Those promoting net neutrality as a means of ensuring the internet remains a place of opportunity for entrepreneurs and innovators have not fully understood the problems it causes for innovative services, according to Ryan Yoder, executive director at Cameroonian incubator ActivSpaces.
In a blog post, Yoder responded to a guest post written for Disrupt Africa last month by South Africa’s shadow minister of communications Marian Shinn, who said net neutrality was relevant to Africa if entrepreneurs are to avoid being locked out of Africa’s online growth.
Shinn said that as the offers from global internet players to give Africa a “hand-up into their world” increase, the continent might find it comes with the prioritisation of internet access for “bandwidth-hogging” services such as YouTube and Netflix.
“This has the potential to deny quality access to smaller players who need the level playing field of net neutrality to gain visibility and markets in a clamouring online world,” Shinn wrote.
However, Yoder disputes this view, saying though the net neutrality movement had been promoted by well-intended people, they had not truly understood the problem with it.
“While promoting net neutrality, they have already killed innovative services. However, the only innovations they have protected are future imagined startups that don’t yet exist, and may never exist,” he said.
Yoder wrote that even the most basic understanding of net neutrality exposed the folly of its promoters.
“Net neutrality guarantees that that all network traffic is treated equally. No company can pay to put their website in the “fast lane”, which sounds nice,” he said.
“But if we really think about what we’re saying it doesn’t sound as good anymore. Should all traffic really be treated equally? If your mother is making an emergency phone call and the call is routed over the same line as her neighbours torrent of porn, should both really be treated equally? Would we not all agree that the emergency call should be put in the fast lane?”
He said it was obvious hypothetically that not all traffic should be treated equally all the time, but there were other real life examples of how net neutrality would stifle innovation, such as the Chilean government in 2013 cancelling free Wikipedia for its citizens.
“This universal access to information is the exact thing net neutrality supporters are supposedly championing but that their policies are killing,” he said, suggesting net neutrality would kill innovative services such as the Internet.org app, which allows Kenyans and Zambians to browse a set of useful health, employment and local information services without data charges.
“Net Neutrality will crush this innovative service and prevent accessing these services for free,” he said.
Yoder said what makes this issue all the more important for Africa is the continent’s severely underdeveloped network infrastructure.
“If you have a 50 megabit connection at home, a dumb pipe – net neutrality – might make sense. But when you are trying to squeeze as many bits as possible through through a very slow completely saturated connection, you may want to innovate on how you manage traffic,” he said.

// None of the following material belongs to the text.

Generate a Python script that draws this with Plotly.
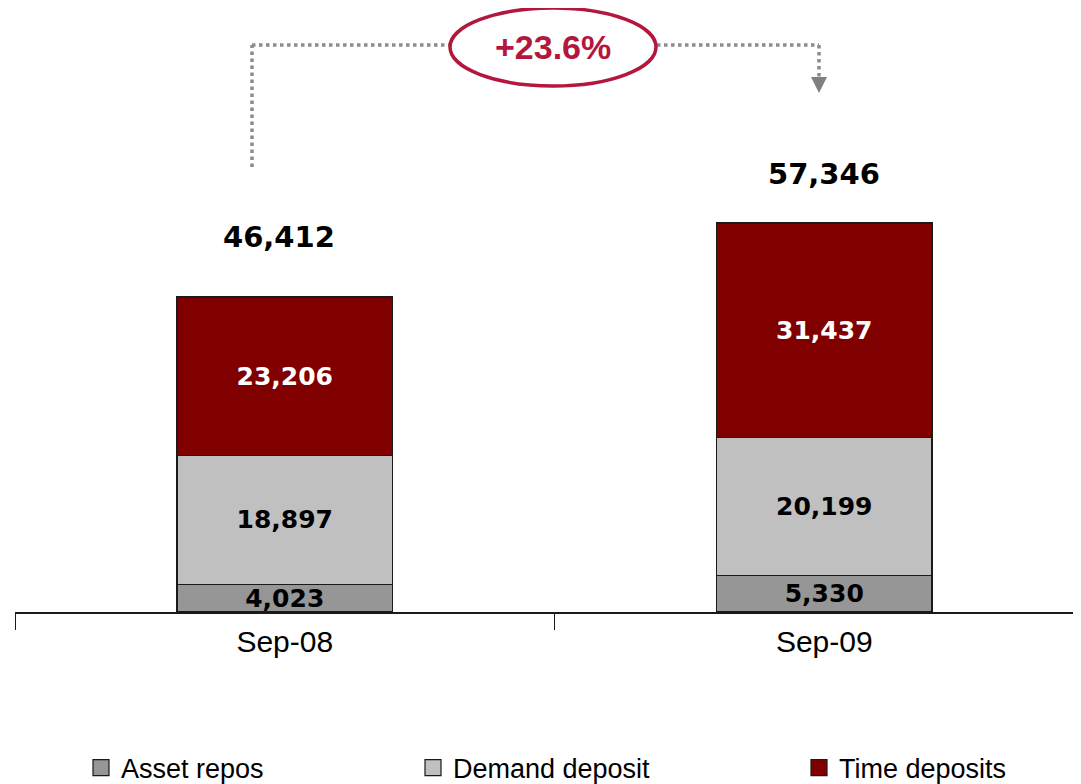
import plotly.graph_objects as go

# The page body has an 8px margin; the figure starts at page (8, 8).
# Map reference page pixels into figure coordinates.
OFF = 8
PAGE_W, PAGE_H = 1081, 784
W, H = PAGE_W - OFF, PAGE_H - OFF

categories = ["Sep-08", "Sep-09"]
asset_repos = [4023, 5330]
demand_deposit = [18897, 20199]
time_deposits = [23206, 31437]
totals = [46412, 57346]
total_labels = ["46,412", "57,346"]
growth_label = "+23.6%"

series = [
    ("Asset repos", asset_repos, "#969696", "black", "legend"),
    ("Demand deposit", demand_deposit, "#C0C0C0", "black", "legend2"),
    ("Time deposits", time_deposits, "#800000", "white", "legend3"),
]

fig = go.Figure()
for name, vals, color, tcolor, lg in series:
    fig.add_trace(go.Bar(
        x=categories, y=vals, name=name,
        marker=dict(color=color, line=dict(color="#1a1a1a", width=1.5)),
        width=0.4,
        text=[f"{v:,}" for v in vals],
        textposition="inside", insidetextanchor="middle", textangle=0,
        textfont=dict(family="DejaVu Sans", size=25, color=tcolor, weight="bold"),
        showlegend=False,
    ))
    # legend entry with a larger square symbol
    fig.add_trace(go.Scatter(
        x=[None], y=[None], mode="markers", name=name,
        marker=dict(symbol="square", size=16, color=color, line=dict(color="#1a1a1a", width=1.2)),
        legend=lg, showlegend=True,
    ))

# totals above bars
yshifts = [58, 46]
xshifts = [-6, 0]
for c, t, lab, ys, xs in zip(categories, totals, total_labels, yshifts, xshifts):
    fig.add_annotation(x=c, y=t, text=lab, showarrow=False, yshift=ys, xshift=xs,
                       font=dict(family="DejaVu Sans", size=29, color="black", weight="bold"))

def px(x):
    return (x - OFF) / W

def py(y):
    return 1 - (y - OFF) / H

dot = dict(color="#8C8C8C", width=3.5, dash="dot")
shapes = [
    dict(type="line", xref="paper", yref="paper", x0=px(252), x1=px(252), y0=py(167), y1=py(45), line=dot),
    dict(type="line", xref="paper", yref="paper", x0=px(252), x1=px(449), y0=py(45), y1=py(45), line=dot),
    dict(type="line", xref="paper", yref="paper", x0=px(657), x1=px(819), y0=py(45), y1=py(45), line=dot),
    dict(type="line", xref="paper", yref="paper", x0=px(819), x1=px(819), y0=py(45), y1=py(78), line=dot),
    dict(type="path", xref="paper", yref="paper",
         path=f"M {px(811)} {py(77)} L {px(827)} {py(77)} L {px(819)} {py(93)} Z",
         fillcolor="#808080", line=dict(width=0)),
    dict(type="circle", xref="paper", yref="paper", x0=px(450), x1=px(656), y0=py(86), y1=py(8),
         line=dict(color="#B3173C", width=3.5), fillcolor="white"),
]
fig.update_layout(shapes=shapes)
fig.add_annotation(xref="paper", yref="paper", x=px(553), y=py(47), xanchor="center", yanchor="middle",
                   text=growth_label, showarrow=False,
                   font=dict(family="Liberation Sans", size=34, color="#B3173C", weight="bold"))

# container-referenced legends so they do not push the margins
leg_common = dict(orientation="h", yanchor="middle", xanchor="left", y=py(768),
                  xref="container", yref="container",
                  font=dict(family="Liberation Sans", size=27, color="black"),
                  bgcolor="rgba(0,0,0,0)", itemwidth=30, itemclick=False)
fig.update_layout(
    legend=dict(x=px(81), **leg_common),
    legend2=dict(x=px(413), **leg_common),
    legend3=dict(x=px(799), **leg_common),
)

AXIS_Y = 612          # page y of the category axis
PX_PER_UNIT = 317 / 46412
plot_h = AXIS_Y - OFF
x_left_page, cat_step = 15, 539.5
x_right_page = PAGE_W

fig.update_layout(
    width=W, height=H,
    margin=dict(l=0, r=0, t=0, b=0, autoexpand=False),
    paper_bgcolor="white", plot_bgcolor="white",
    barmode="stack",
    showlegend=True,
    uniformtext=dict(mode="show", minsize=25),
    xaxis=dict(domain=[px(x_left_page), 1],
               range=[-0.5, -0.5 + (x_right_page - x_left_page) / cat_step], type="category",
               showline=True, linecolor="#1a1a1a", linewidth=1.5,
               ticks="outside", tickson="boundaries", ticklen=16, tickcolor="#1a1a1a", tickwidth=1,
               ticklabelstandoff=2, automargin=False,
               tickfont=dict(family="Liberation Sans", size=30, color="black"),
               showgrid=False, zeroline=False),
    yaxis=dict(domain=[py(AXIS_Y), 1], range=[0, plot_h / PX_PER_UNIT], visible=False,
               showgrid=False, automargin=False),
)

fig.write_html("out.html")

“Let network operators regulate their traffic as they wish, until it becomes a problem, not before. Regulating problems that only exist in our future imaginations will end up causing more problems than it solves.”
2 Comments
What an absurd article. It’s based on bad logic that net neutrality somehow means literally treating every bit exactly the same, and that’s not what net neutrality means at all. Net neutrality means ISPs can’t willfully discriminate based on content or source. But they can find ways to deliver that traffic in the most efficient manner possible. What a garbage article.
The question seems to be, what is net neutrality?
Is it treating every incoming bit to an ISP equally?
or
Is it an agenda aimed at limiting the grasp of big-business?
Chile was merely practicing poor legislation of business when it attacked FB, TWTR, and Wikipedia’s attempts to provide free access. Providing free access does not mean treating each bit of data differently, it means encouraging the consumer to use certain products. If big business wants to pay for my data–let them. It is merely incentive to use their product and does not limit my choices. The legislation in Chile prevented the progress of big and small businesses alike without actually regulating the data that flows through an ISP. I would much rather have a phone with an option to use facebook, than a phone with no internet (I have a phone with no internet).
In essence, we should really be arguing the question–should we treat every bit of incoming data the same? And, so far, the answer seems to be no.
An emotional response to an article does not mean its a stupid article–it means we should dig deeper.